Эти загадочные высказывания Диониса находят подтверждение и у Гермеса Триждывеличайшего, который утверждает, что Бог есть ничто и одновременно – все. Что у Бога нет имени и что любое имя есть имя Бога[25]
.Он имеет в виду то место в трактате "Асклепий", где Трисмегист говорит:
Не может быть, чтобы творец величия Вселенной, отец и господь всего сущего обозначался одним или даже множеством имен. У бога нет имени или, скорее, любое имя есть его имя, ибо он одновременно Единое и Все, так что можно либо обозначить все сущее его именем, либо дать ему имена всего сущего…Его воля безраздельно блага, и благость (bonitas), сущая во всем, исходит от божества[26]

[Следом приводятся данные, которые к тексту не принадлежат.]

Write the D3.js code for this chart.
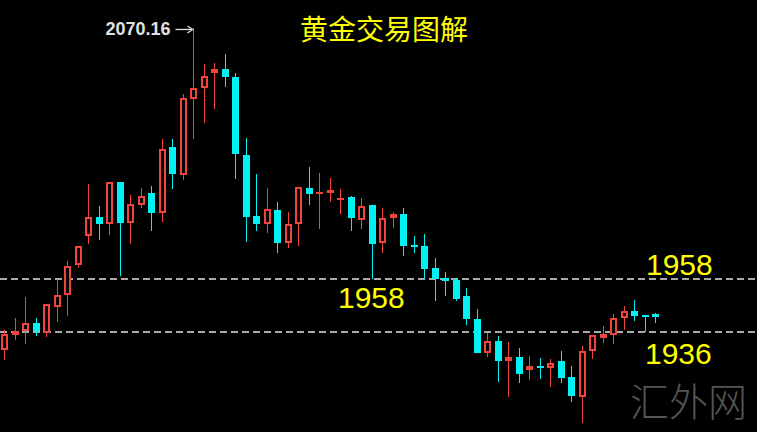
<!DOCTYPE html>
<html>
<head>
<meta charset="utf-8">
<script src="https://cdnjs.cloudflare.com/ajax/libs/d3/7.8.5/d3.min.js"></script>
<style>
body{margin:0;background:#000;overflow:hidden}
</style>
</head>
<body>
<svg class="chart"></svg>
<script>
// candle values, left to right
const opens  = [1928.5,1934.8,1936.4,1939.7,1935.6,1946.4,1951.4,1963.8,1975.8,1983.7,1980.8,1998.3,1981.2,1988.7,1993.7,1985.4,2012.8,2001.2,2032.7,2037.3,2043.5,2045.2,2041.8,2009.5,1984.2,1980.8,1986.6,1972.9,1980.8,1995.8,1993.3,1993.7,1991.2,1992.0,1982.5,1988.7,1972.9,1983.3,1985.0,1972.1,1971.7,1962.6,1958.4,1957.6,1950.9,1941.4,1927.3,1932.3,1924.0,1925.6,1920.2,1921.9,1921.1,1924.0,1917.3,1909.0,1928.1,1933.5,1934.8,1941.8,1944.7,1943.1,1943.5]
const highs  = [1936.8,1941.8,1950.5,1941.8,1947.6,1957.6,1965.5,1971.7,1997.4,1988.3,1998.3,1998.3,1992.9,1995.8,1996.6,2016.1,2016.1,2034.8,2062.2,2047.2,2047.7,2051.4,2043.5,2016.5,2001.6,1995.8,1990.0,1985.8,1996.2,2004.5,2002.0,1999.9,1995.4,1992.5,1991.6,1988.7,1987.5,1985.8,1987.5,1975.9,1976.7,1966.7,1960.9,1958.4,1954.3,1945.5,1935.6,1934.3,1931.9,1929.4,1926.0,1925.2,1924.8,1928.1,1921.9,1930.2,1934.8,1938.5,1943.5,1946.8,1949.3,1943.1,1943.9]
const lows   = [1924.4,1932.7,1931.0,1934.3,1933.9,1940.2,1942.6,1962.6,1972.5,1974.2,1976.3,1959.3,1972.5,1987.5,1977.9,1981.7,1995.4,1999.1,2016.1,2022.7,2028.6,2037.7,1999.5,1973.4,1977.9,1977.1,1968.8,1970.9,1971.7,1988.7,1978.8,1990.0,1985.0,1977.9,1978.8,1958.0,1968.8,1979.2,1967.6,1968.8,1958.0,1948.9,1950.9,1948.9,1938.9,1927.3,1925.6,1915.3,1909.0,1914.8,1916.1,1916.5,1913.2,1914.8,1907.0,1898.2,1924.8,1931.4,1931.0,1936.8,1940.6,1936.0,1939.7]
const closes = [1935.2,1936.4,1939.7,1936.4,1947.6,1951.4,1963.4,1971.7,1983.7,1980.8,1998.3,1981.2,1989.1,1992.5,1985.4,2012.0,2001.6,2033.1,2037.3,2042.3,2045.2,2041.8,2009.9,1983.7,1980.8,1987.1,1972.9,1980.8,1996.2,1993.3,1994.1,1994.9,1991.6,1983.3,1988.3,1972.5,1983.3,1985.0,1971.7,1971.3,1962.2,1958.0,1957.2,1949.7,1941.4,1927.3,1932.3,1924.0,1925.6,1918.6,1921.9,1921.5,1923.1,1916.9,1909.5,1928.1,1934.8,1935.2,1941.8,1944.7,1942.6,1942.2,1942.2]
// dashed levels and their labels
const levels = [1958, 1936]
const levelLabels = ["1958", "1958", "1936"]
const peakLabel = "2070.16"
const title = "黄金交易图解"
const watermark = "汇外网"

const width = 757, height = 432
const upColor = "#f0453c", downColor = "#00f2f2", textYellow = "#ffff00"

let candles = opens.map(function(o,i){
  return {i:i, o:o, h:highs[i], l:lows[i], c:closes[i], up: closes[i] >= o}
})

let chart = d3.select(".chart")
    .attr("width", width)
    .attr("height", height)
    .style("background", "#000")

let x = d3.scaleBand()
    .domain(d3.range(candles.length))
    .range([-1.25, 660.25])
    .paddingInner(0.33)
    .paddingOuter(0.165)

let y = d3.scaleLinear()//two dashed levels pin the scale
    .domain([1936, 1958])
    .range([332, 279])

let bw = Math.round(x.bandwidth())
function cx(d){ return Math.round(x(d.i) + x.bandwidth()/2) + 0.5 }
function bodyTop(d){ return Math.round(y(Math.max(d.o,d.c))) }
function bodyH(d){ return Math.max(2, Math.round(y(Math.min(d.o,d.c)) - y(Math.max(d.o,d.c)))) }

// dashed level lines
chart.selectAll(".level")
    .data(levels)
    .enter().append("line")
    .attr("x1", 0).attr("x2", width)
    .attr("y1", function(d){ return Math.round(y(d)) })
    .attr("y2", function(d){ return Math.round(y(d)) })
    .attr("stroke", "#aaaaaa")
    .attr("stroke-width", 2)
    .attr("stroke-dasharray", "7,4")

let g = chart.append("g").attr("shape-rendering", "crispEdges")

// wicks from high to low, bodies drawn on top
g.selectAll(".wick")
    .data(candles)
    .enter().append("line")
    .attr("x1", cx).attr("x2", cx)
    .attr("y1", function(d){ return y(d.h) })
    .attr("y2", function(d){ return y(d.l) })
    .attr("stroke", function(d){ return d.up ? upColor : downColor })
    .attr("stroke-width", 1.4)

g.selectAll(".body")
    .data(candles)
    .enter().append("rect")
    .attr("x", function(d){ return cx(d) - 0.5 - Math.floor(bw/2) })
    .attr("y", bodyTop)
    .attr("width", bw)
    .attr("height", bodyH)
    .attr("fill", function(d){ return d.up ? upColor : downColor })

// up candles are hollow: punch a black hole inside the red body
g.selectAll(".hole")
    .data(candles.filter(function(d){ return d.up && bodyH(d) > 4 }))
    .enter().append("rect")
    .attr("x", function(d){ return cx(d) - 0.5 - Math.floor(bw/2) + 2 })
    .attr("y", function(d){ return bodyTop(d) + 2 })
    .attr("width", bw - 4)
    .attr("height", function(d){ return bodyH(d) - 4 })
    .attr("fill", "#000")

// peak annotation
let peak = candles.reduce(function(a,b){ return b.h > a.h ? b : a })
let px = cx(peak), py = y(peak.h)
chart.append("text")
    .attr("x", px - 88)
    .attr("y", py + 7)
    .attr("fill", "#e0e0e0")
    .style("font-family", "'Liberation Sans', Arial, sans-serif")
    .style("font-weight", "bold")
    .style("font-size", "18px")
    .text(peakLabel)
chart.append("line")
    .attr("x1", px - 18).attr("x2", px - 1)
    .attr("y1", py + 1.5).attr("y2", py + 1.5)
    .attr("stroke", "#e0e0e0").attr("stroke-width", 1.3)
chart.append("path")
    .attr("d", "M" + (px - 6) + "," + (py - 2) + "L" + (px - 1) + "," + (py + 1.5) + "L" + (px - 6) + "," + (py + 5))
    .attr("fill", "none").attr("stroke", "#e0e0e0").attr("stroke-width", 1.3)

// level labels
let labelPos = [[646, y(1958) - 4], [338, y(1958) + 29], [645, y(1936) + 32]]
chart.selectAll(".lvlText")
    .data(levelLabels)
    .enter().append("text")
    .attr("x", function(d,i){ return labelPos[i][0] })
    .attr("y", function(d,i){ return labelPos[i][1] })
    .attr("fill", textYellow)
    .style("font-family", "'Liberation Sans', Arial, sans-serif")
    .style("font-size", "30px")
    .text(function(d){ return d })

chart.append("text")
    .attr("x", 300).attr("y", 40)
    .attr("fill", textYellow)
    .style("font-family", "'Noto Sans CJK SC', sans-serif")
    .style("font-size", "28px")
    .text(title)

chart.append("text")
    .attr("x", 630).attr("y", 416)
    .attr("fill", "#555555")
    .style("font-family", "'Noto Sans CJK SC', sans-serif")
    .style("font-weight", "300")
    .style("font-size", "39px")
    .text(watermark)
</script>
</body>
</html>
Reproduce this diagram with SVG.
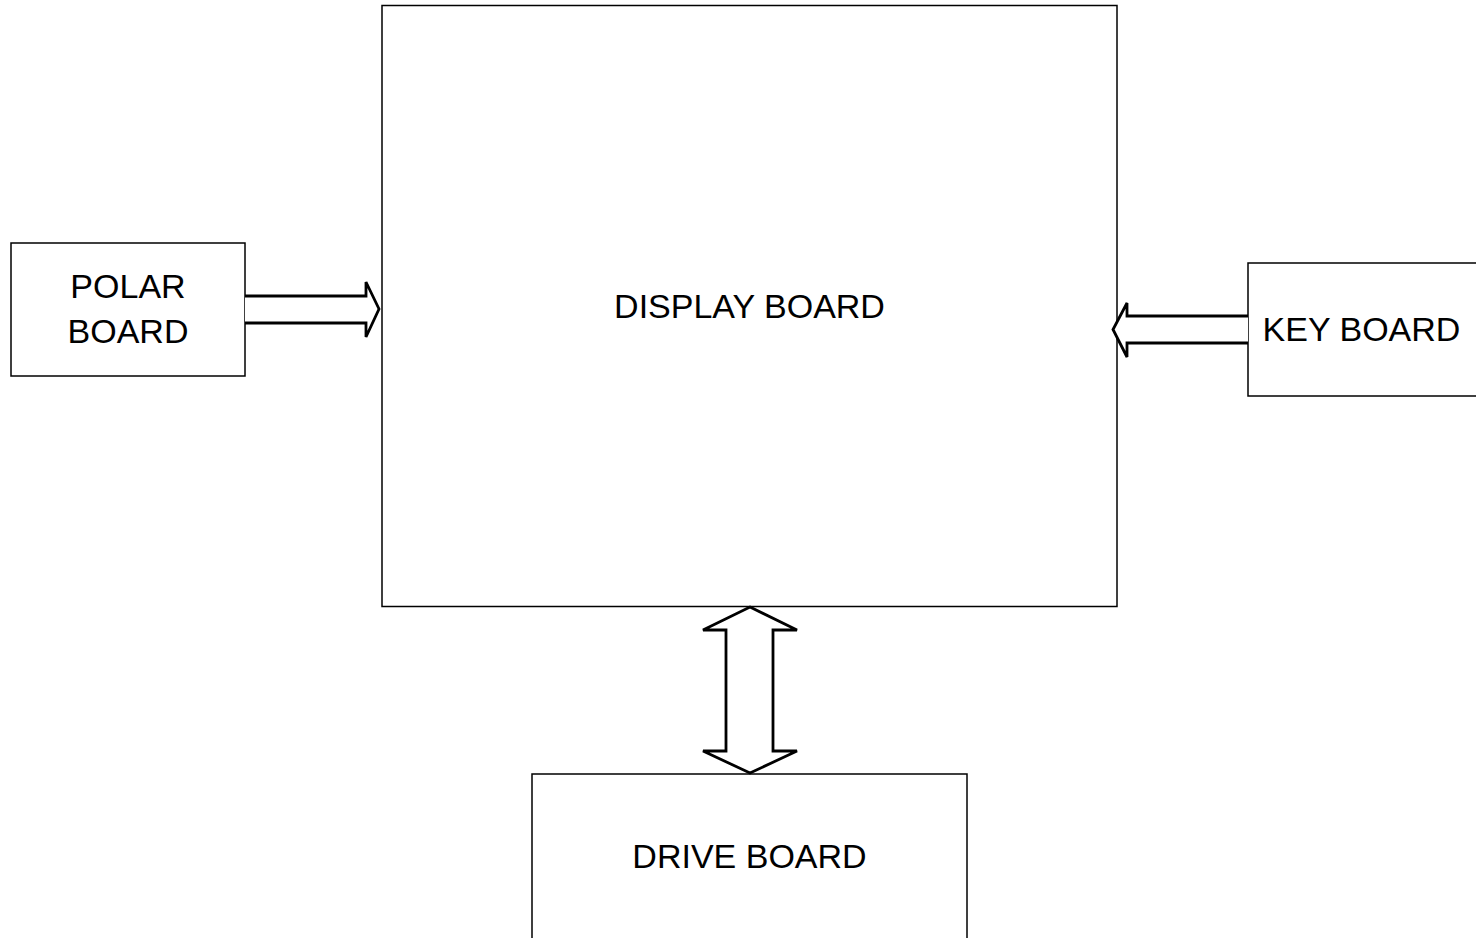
<svg xmlns="http://www.w3.org/2000/svg" width="1476" height="938" viewBox="0 0 1476 938">
<style>
.box{fill:#fff;stroke:#000;stroke-width:1.5}
.arr{fill:#fff;stroke:#000;stroke-width:2.8;stroke-linejoin:miter}
text{font-family:"Liberation Sans",Arial,sans-serif;font-size:34px;fill:#000;text-anchor:middle}
</style>
<rect width="1476" height="938" fill="#fff"/>
<g id="display">
<rect class="box" x="382" y="5.5" width="735" height="601"/>
<text x="749.5" y="318">DISPLAY BOARD</text>
</g>
<g id="polar">
<rect class="box" x="11" y="243" width="234" height="133"/>
<text x="128" y="298">POLAR</text>
<text x="128" y="343">BOARD</text>
</g>
<g id="key">
<rect class="box" x="1248" y="263" width="240" height="133"/>
<text x="1361.5" y="341">KEY BOARD</text>
</g>
<g id="drive">
<rect class="box" x="532" y="774" width="435" height="180"/>
<text x="749.5" y="868">DRIVE BOARD</text>
</g>
<g id="connectors">
<path class="arr" d="M245,296 L366,296 L366,282 L379,309 L366,337 L366,323 L245,323"/>
<path class="arr" d="M1248,316 L1127,316 L1127,303 L1113,329.5 L1127,357 L1127,343 L1248,343"/>
<path class="arr" d="M750,607 L797,630 L773,630 L773,751 L797,751 L750,773 L703,751 L726,751 L726,630 L703,630 Z"/>
</g>
</svg>
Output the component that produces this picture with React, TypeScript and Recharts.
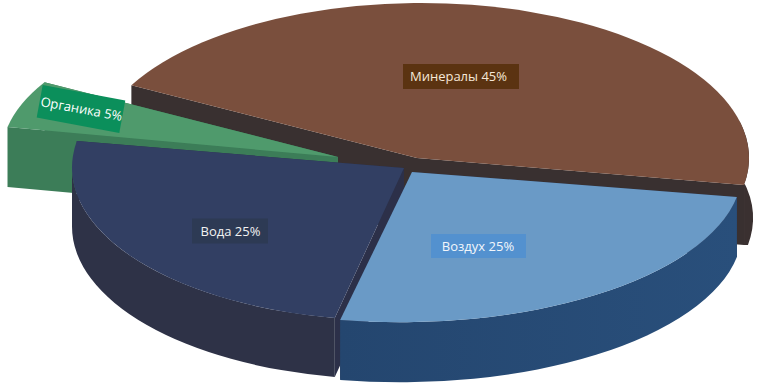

.Автор герметического трактата действительно очень близок здесь самому духу представлений сирийского монаха. Неудивительно, что Фичино был поражен тем, что идея св. Дионисия "Безымянность и все же Всеименность" находит подтверждение у Гермеса Трисмегиста.
Еврейскому кабалистическому мистицизму также присущи идеи апофатического богословия: ведь Энсоф, из которого возникают десять сефирот, есть Ничто, безымянный, неведомый Сокровенный Бог (Deus Absconditus), и самый высший и недоступный из сефирот, Кетер, или венец, исчезает в Ничто[27]
. Так что и здесь, несмотря на то, что десять сефирот вроде бы суть десять имен, наивысшее есть Ничто, или Безымянное.Я не обнаружила, чтобы Пико где-нибудь соотносил Энсоф с апофатическим богословием Дионисия, однако в этом отношении знаменательно пятнадцатое из "Орфических заключений":
Idem est nox apud Orpheum, amp; Ensoph in Cabala
[Ночь у Орфея и Энсоф в кабале – одно и то же][28]
.Пико оставалось сделать лишь небольшой шаг, чтобы перейти от орфической ночи (nox) к мраку Дионисия. Подобная мистическая концепция высказывается и в "Платоновских заключениях" Пико:
Ideo amor ab Orpheo sine oculis dicitur, quia est supra intellectum
[Потому Орфей говорит, что Амор (Любовь) не имеет глаз, что он выше разума][29]
.Здесь с помощью образа незрячего купидона выражена та же "негативная" идея, что и у Дионисия.
Единственный ключ к синтезу Пико – в том, что он осуществляется на мистическом уровне: многочисленные Имена, собранные им из всех философских и религиозных систем, суть в итоге одно в Безымянности. И величайшим христианским мыслителем на апофатическом пути (via negativa) был Псевдо-Дионисий.
Предмет этой главы – не две магические системы как таковые, а реконструкция их религиозного и космологического контекста. Пытаясь разобраться в тонких и замысловатых отношениях между религией и магией в эпоху Возрождения, очень важно иметь в виду, что мы имеем дело с тенденцией астрологизации мистицизма и, наоборот, "мистизации" астрологии. Это очень грубые термины, поскольку речь идет о ренессансных построениях, где практически неуловима грань, когда наднебесное переходит в небесное, а затем нисходит на уровень земного. Когда именно вышний свет, черпаемый ангельскими чинами у Троицы, превращается в свет Солнца, которым озарены все небеса и который магия пьет посредством духа (spiritus)? Или в какой момент техника практической кабалы переходит в экстатическое созерцание еврейской и христианской наднебесной иерархии?